_Description of the task_
Quote every line as written. Omit pictures.

_Given information_
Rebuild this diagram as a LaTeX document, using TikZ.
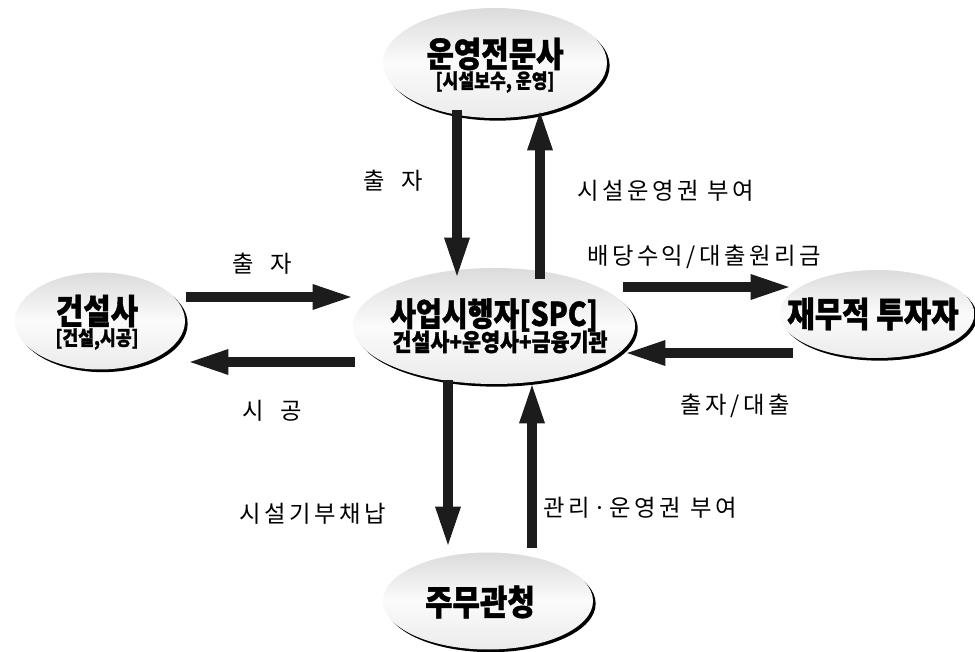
\documentclass[tikz,border=0pt]{standalone}
\usepackage{fontspec}
\usepackage{graphicx}
\usetikzlibrary{arrows.meta,shapes.geometric,shadows}
\newfontfamily\hfont[FakeStretch=0.86,FakeBold=1.2]{Noto Sans CJK KR}
\newfontfamily\lfont[LetterSpace=15]{Noto Sans CJK KR}
\tikzset{
  ell/.style={ellipse, draw=none, inner sep=0pt,
    top color=gray!28, bottom color=gray!16, middle color=gray!3,
    drop shadow={shadow xshift=2pt, shadow yshift=-2pt, fill=black, opacity=1}},
  bigarrow/.style={line width=7pt, draw=gray!22!black,
    -{Triangle[length=31pt,width=17pt]}},
  head/.style={inner sep=0pt, font=\hfont\bfseries\fontsize{26}{29}\selectfont},
  spchead/.style={inner sep=0pt, font=\hfont\bfseries\fontsize{24.5}{27}\selectfont},
  subtext/.style={inner sep=0pt, font=\hfont\bfseries\fontsize{15}{17}\selectfont},
  spcsub/.style={inner sep=0pt, font=\hfont\bfseries\fontsize{18}{20}\selectfont},
  lab/.style={inner sep=0pt, font=\lfont\fontsize{17.5}{20}\selectfont}
}
\begin{document}
\begin{tikzpicture}[x=0.75pt,y=-0.75pt]
\fill[white] (0,0) rectangle (975,652);
\useasboundingbox (0,0) rectangle (975,652);

% ellipses
\node[ell, minimum width=168pt, minimum height=82.5pt] (op) at (495,63) {};
\node[ell, minimum width=127.5pt, minimum height=72.75pt] (con) at (100,321) {};
\node[ell, minimum width=211.5pt, minimum height=87pt] (spc) at (494,326) {};
\node[ell, minimum width=146pt, minimum height=66pt] (inv) at (877,314) {};
\node[ell, minimum width=157.5pt, minimum height=72.75pt] (gov) at (488,601) {};

% ellipse texts
\node[head] (opt) at (495,54) {운영전문사};
\node[subtext] (ops) at (495,82) {[시설보수, 운영]};
\node[head] (cont) at (97,311) {건설사};
\node[subtext] (cons) at (97,339) {[건설,시공]};
\node[spchead] (spct) at (494,315) {사업시행자[SPC]};
\node[spcsub] (spcs) at (500,342) {건설사+운영사+금융기관};
\node[head] (invt) at (873,314) {재무적 투자자};
\node[head] (govt) at (480,602) {주무관청};

% arrow end points
\coordinate (a1s) at (457,110); \coordinate (a1e) at (457,279);
\coordinate (a2s) at (540,279); \coordinate (a2e) at (540,109);
\coordinate (a3s) at (186,297); \coordinate (a3e) at (354,297);
\coordinate (a4s) at (355,362); \coordinate (a4e) at (187,362);
\coordinate (a5s) at (623,287); \coordinate (a5e) at (792,287);
\coordinate (a6s) at (793,353); \coordinate (a6e) at (624,353);
\coordinate (a7s) at (448,380); \coordinate (a7e) at (448,548);
\coordinate (a8s) at (532,548); \coordinate (a8e) at (532,382);

\draw[bigarrow] (a1s) -- (a1e);
\draw[bigarrow] (a2s) -- (a2e);
\draw[bigarrow] (a3s) -- (a3e);
\draw[bigarrow] (a4s) -- (a4e);
\draw[bigarrow] (a5s) -- (a5e);
\draw[bigarrow] (a6s) -- (a6e);
\draw[bigarrow] (a7s) -- (a7e);
\draw[bigarrow] (a8s) -- (a8e);

% labels
\node[lab] (l1) at (393,181) {출\hspace{0.7em}자};
\node[lab] (l2) at (666,191) {시설운영권 부여};
\node[lab] (l3) at (262,264) {출\hspace{0.7em}자};
\node[lab] (l4) at (272,411) {시\hspace{0.7em}공};
\node[lab] (l5) at (704,257) {배당수익/대출원리금};
\node[lab] (l6) at (735,406) {출자/대출};
\node[lab] (l7) at (313,514) {시설기부채납};
\node[lab] (l8) at (640,508) {관리·운영권 부여};
\end{tikzpicture}
\end{document}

_Solution_
Rebuild this diagram as a LaTeX document, using TikZ.
\documentclass[tikz,border=0pt]{standalone}
\usepackage{fontspec}
\usepackage{graphicx}
\usetikzlibrary{arrows.meta,shapes.geometric,shadows}
\newfontfamily\hfont[FakeStretch=0.86,FakeBold=1.2]{Noto Sans CJK KR}
\newfontfamily\lfont[LetterSpace=15]{Noto Sans CJK KR}
\tikzset{
  ell/.style={ellipse, draw=none, inner sep=0pt,
    top color=gray!28, bottom color=gray!16, middle color=gray!3,
    drop shadow={shadow xshift=2pt, shadow yshift=-2pt, fill=black, opacity=1}},
  bigarrow/.style={line width=7pt, draw=gray!22!black,
    -{Triangle[length=31pt,width=17pt]}},
  head/.style={inner sep=0pt, font=\hfont\bfseries\fontsize{26}{29}\selectfont},
  spchead/.style={inner sep=0pt, font=\hfont\bfseries\fontsize{24.5}{27}\selectfont},
  subtext/.style={inner sep=0pt, font=\hfont\bfseries\fontsize{15}{17}\selectfont},
  spcsub/.style={inner sep=0pt, font=\hfont\bfseries\fontsize{18}{20}\selectfont},
  lab/.style={inner sep=0pt, font=\lfont\fontsize{17.5}{20}\selectfont}
}
\begin{document}
\begin{tikzpicture}[x=0.75pt,y=-0.75pt]
\fill[white] (0,0) rectangle (975,652);
\useasboundingbox (0,0) rectangle (975,652);

% ellipses
\node[ell, minimum width=168pt, minimum height=82.5pt] (op) at (495,63) {};
\node[ell, minimum width=127.5pt, minimum height=72.75pt] (con) at (100,321) {};
\node[ell, minimum width=211.5pt, minimum height=87pt] (spc) at (494,326) {};
\node[ell, minimum width=146pt, minimum height=66pt] (inv) at (877,314) {};
\node[ell, minimum width=157.5pt, minimum height=72.75pt] (gov) at (488,601) {};

% ellipse texts
\node[head] (opt) at (495,54) {운영전문사};
\node[subtext] (ops) at (495,82) {[시설보수, 운영]};
\node[head] (cont) at (97,311) {건설사};
\node[subtext] (cons) at (97,339) {[건설,시공]};
\node[spchead] (spct) at (494,315) {사업시행자[SPC]};
\node[spcsub] (spcs) at (500,342) {건설사+운영사+금융기관};
\node[head] (invt) at (873,314) {재무적 투자자};
\node[head] (govt) at (480,602) {주무관청};

% arrow end points
\coordinate (a1s) at (457,110); \coordinate (a1e) at (457,279);
\coordinate (a2s) at (540,279); \coordinate (a2e) at (540,109);
\coordinate (a3s) at (186,297); \coordinate (a3e) at (354,297);
\coordinate (a4s) at (355,362); \coordinate (a4e) at (187,362);
\coordinate (a5s) at (623,287); \coordinate (a5e) at (792,287);
\coordinate (a6s) at (793,353); \coordinate (a6e) at (624,353);
\coordinate (a7s) at (448,380); \coordinate (a7e) at (448,548);
\coordinate (a8s) at (532,548); \coordinate (a8e) at (532,382);

\draw[bigarrow] (a1s) -- (a1e);
\draw[bigarrow] (a2s) -- (a2e);
\draw[bigarrow] (a3s) -- (a3e);
\draw[bigarrow] (a4s) -- (a4e);
\draw[bigarrow] (a5s) -- (a5e);
\draw[bigarrow] (a6s) -- (a6e);
\draw[bigarrow] (a7s) -- (a7e);
\draw[bigarrow] (a8s) -- (a8e);

% labels
\node[lab] (l1) at (393,181) {출\hspace{0.7em}자};
\node[lab] (l2) at (666,191) {시설운영권 부여};
\node[lab] (l3) at (262,264) {출\hspace{0.7em}자};
\node[lab] (l4) at (272,411) {시\hspace{0.7em}공};
\node[lab] (l5) at (704,257) {배당수익/대출원리금};
\node[lab] (l6) at (735,406) {출자/대출};
\node[lab] (l7) at (313,514) {시설기부채납};
\node[lab] (l8) at (640,508) {관리·운영권 부여};
\end{tikzpicture}
\end{document}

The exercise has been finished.